Sunday, December 12, 2010

New Website

I have moved my writing to a new website I started recently. I was posting everything on both sites, but for the last couple of weeks have only been doing so on the new site. From time to time I will update things on this blog, but this will primarily be more a personal "journal" of sorts, which I hope is still interesting enough :-)

The website is www.thegospelmatters.com It has been a project for me for a while and by the end of this year there will be some significant additions to the site, including an opportunity for you to partner with me to help pay for my seminary education. My goal is to get people interested in chipping in $10 a month, with the idea that if enough people do then it will be a significant contribution to my schooling. For more information click on "The Experiment" on the top of the page (if it's not there yet, it will be soon).
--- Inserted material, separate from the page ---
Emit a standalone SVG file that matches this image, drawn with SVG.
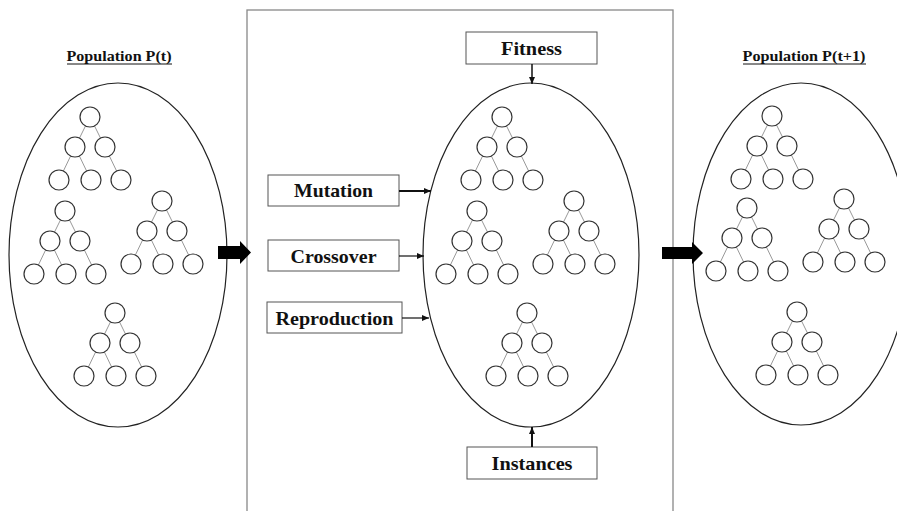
<svg xmlns="http://www.w3.org/2000/svg" xmlns:xlink="http://www.w3.org/1999/xlink" width="897" height="511" viewBox="0 0 897 511">
<style>
.pop{fill:none;stroke:#222;stroke-width:1.2}
.nd{fill:#fff;stroke:#333;stroke-width:1.2}
.br{stroke:#999;stroke-width:1}
.box{fill:#fff;stroke:#555;stroke-width:1}
.lbl{font-family:"Liberation Serif","Times New Roman",serif;font-weight:bold;font-size:19px;fill:#111;text-anchor:middle}
.ttl{font-family:"Liberation Serif","Times New Roman",serif;font-weight:bold;font-size:15px;fill:#111;text-anchor:middle}
.ln{stroke:#111;fill:none}
</style>
<defs>
<marker id="ah" markerWidth="8" markerHeight="8" refX="7" refY="4" orient="auto" markerUnits="userSpaceOnUse">
<path d="M0,1 L7,4 L0,7 Z" fill="#111"/>
</marker>
<g id="tree">
<line class="br" x1="-4.5" y1="8.9" x2="-10.5" y2="21.1"/>
<line class="br" x1="4.5" y1="8.9" x2="10.5" y2="21.1"/>
<line class="br" x1="-19.4" y1="39" x2="-26.6" y2="54"/>
<line class="br" x1="-10.6" y1="39" x2="-3.4" y2="54"/>
<line class="br" x1="19.4" y1="39" x2="26.6" y2="54"/>
<circle class="nd" cx="0" cy="0" r="10"/>
<circle class="nd" cx="-15" cy="30" r="10"/>
<circle class="nd" cx="15" cy="30" r="10"/>
<circle class="nd" cx="-31" cy="63" r="10"/>
<circle class="nd" cx="1" cy="63" r="10"/>
<circle class="nd" cx="31" cy="63" r="10"/>
</g>
</defs>
<rect width="897" height="511" fill="#fff"/>
<rect id="frame" x="247" y="10" width="426" height="520" fill="none" stroke="#888" stroke-width="1.3"/>

<g id="population-t">
<text class="ttl" x="119" y="61" textLength="105" lengthAdjust="spacingAndGlyphs">Population P(t)</text>
<line x1="67" y1="64" x2="172" y2="64" stroke="#111" stroke-width="1"/>
<ellipse class="pop" cx="118" cy="255" rx="109" ry="172"/>
<use xlink:href="#tree" x="90" y="117"/>
<use xlink:href="#tree" x="65" y="211"/>
<use xlink:href="#tree" x="162" y="201"/>
<use xlink:href="#tree" x="115" y="313"/>
</g>

<g id="population-mid">
<ellipse class="pop" cx="531" cy="255" rx="108" ry="172"/>
<use xlink:href="#tree" x="502" y="117"/>
<use xlink:href="#tree" x="477" y="211"/>
<use xlink:href="#tree" x="574" y="201"/>
<use xlink:href="#tree" x="527" y="313"/>
</g>

<g id="population-t1">
<text class="ttl" x="804" y="61" textLength="123" lengthAdjust="spacingAndGlyphs">Population P(t+1)</text>
<line x1="743" y1="64" x2="866" y2="64" stroke="#111" stroke-width="1"/>
<ellipse class="pop" cx="801" cy="254" rx="108" ry="171"/>
<use xlink:href="#tree" x="772" y="116"/>
<use xlink:href="#tree" x="747" y="208"/>
<use xlink:href="#tree" x="844" y="199"/>
<use xlink:href="#tree" x="797" y="312"/>
</g>

<g id="fitness">
<rect class="box" x="466" y="32" width="131" height="32"/>
<text class="lbl" x="531.5" y="55" textLength="61" lengthAdjust="spacingAndGlyphs">Fitness</text>
</g>
<g id="mutation">
<rect class="box" x="268" y="175" width="131" height="31"/>
<text class="lbl" x="333.5" y="197" textLength="79" lengthAdjust="spacingAndGlyphs">Mutation</text>
</g>
<g id="crossover">
<rect class="box" x="268" y="240" width="131" height="31"/>
<text class="lbl" x="333.5" y="263" textLength="86" lengthAdjust="spacingAndGlyphs">Crossover</text>
</g>
<g id="reproduction">
<rect class="box" x="267" y="302" width="135" height="31"/>
<text class="lbl" x="334.5" y="325" textLength="118" lengthAdjust="spacingAndGlyphs">Reproduction</text>
</g>
<g id="instances">
<rect class="box" x="467" y="447" width="130" height="32"/>
<text class="lbl" x="532" y="470" textLength="81" lengthAdjust="spacingAndGlyphs">Instances</text>
</g>

<g id="connectors">
<polygon points="218,246 240,246 240,241 251,252.5 240,264 240,259 218,259" fill="#000"/>
<polygon points="662,247 692,247 692,242 703,253 692,264 692,259 662,259" fill="#000"/>
<line class="ln" x1="532" y1="64" x2="532" y2="84" stroke-width="1.5" marker-end="url(#ah)"/>
<line class="ln" x1="399" y1="191" x2="431" y2="191" stroke-width="2" marker-end="url(#ah)"/>
<line class="ln" x1="399" y1="256" x2="424" y2="256" stroke-width="1.2" marker-end="url(#ah)"/>
<line class="ln" x1="402" y1="318" x2="429" y2="318" stroke-width="1.2" marker-end="url(#ah)"/>
<line class="ln" x1="532" y1="447" x2="532" y2="427" stroke-width="2" marker-end="url(#ah)"/>
</g>
</svg>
Thursday, December 2, 2010

Why Serve? Why Be Humble?


As a new youth pastor in 2006, Philippians was the first book I went through with the little clan of students I was starting with. I can remember vividly a discussion I had with one of the students, a senior at a local private Christian high school, when we went through Phil. 2:1-11. She told me that her leadership group had adopted Philippians 2:1-4 as their passage to describe how they wanted to serve the school unselfishly. The interesting part of the discussion was when she said “It wasn’t until tonight, when you went past verse 4 into verses 5-11, that I realized just why we should want to obey verses 1-4.” What a tragedy it is when the commands given to Christians are detached from the gospel truth proclaimed to their hearts!


It has been my passion for years to see the answer to “why serve”, or “why be humble” as “because of Jesus”. Because of him, I can joyfully let go of competition or rivalry and work alongside people, enjoying their gifts and employing my own for others’ benefit. The easiest verse to overlook in these 11 verses, for me, is verse 4 – look also to the interests of others. If I don’t actively do this, I won’t do it at all. It’s perhaps slowly becoming more natural through the work of the Spirit, but only through consistent repentance of failure to do so. God looks after my needs and interests (not always what I believe I want but what he knows I need) so I can in turn look away from myself towards others. Christianity is unique in that, rather than saying “turn inward to find joy and meaning” it tells us to “look outward, to Jesus, to see the One who gave everything for you. And in turn, respond and give everything to and for him.”


While the academic “theologizing” of 2:6-11 is important (understanding what it means that Jesus “made himself nothing” for example), it is rarely those explanations that motivate our hearts to worship and serve God. Instead, we need to see the fact of his obedience, his humility, and his service of us on the cross, dwell on it, and live our lives in light of it. My hope is that I can become obedient in all that God would have me do with a willing heart, taking joy in my gifted-righteousness through Jesus. I love the “therefore” in v. 9 as well – because of all of this, in view of what Jesus did on the cross, the Father raised the Son and exalted him, and gave him the name above all names. One day all people will recognize Jesus as Lord; I want to spend my life acknowledging that fact and helping others to do the same.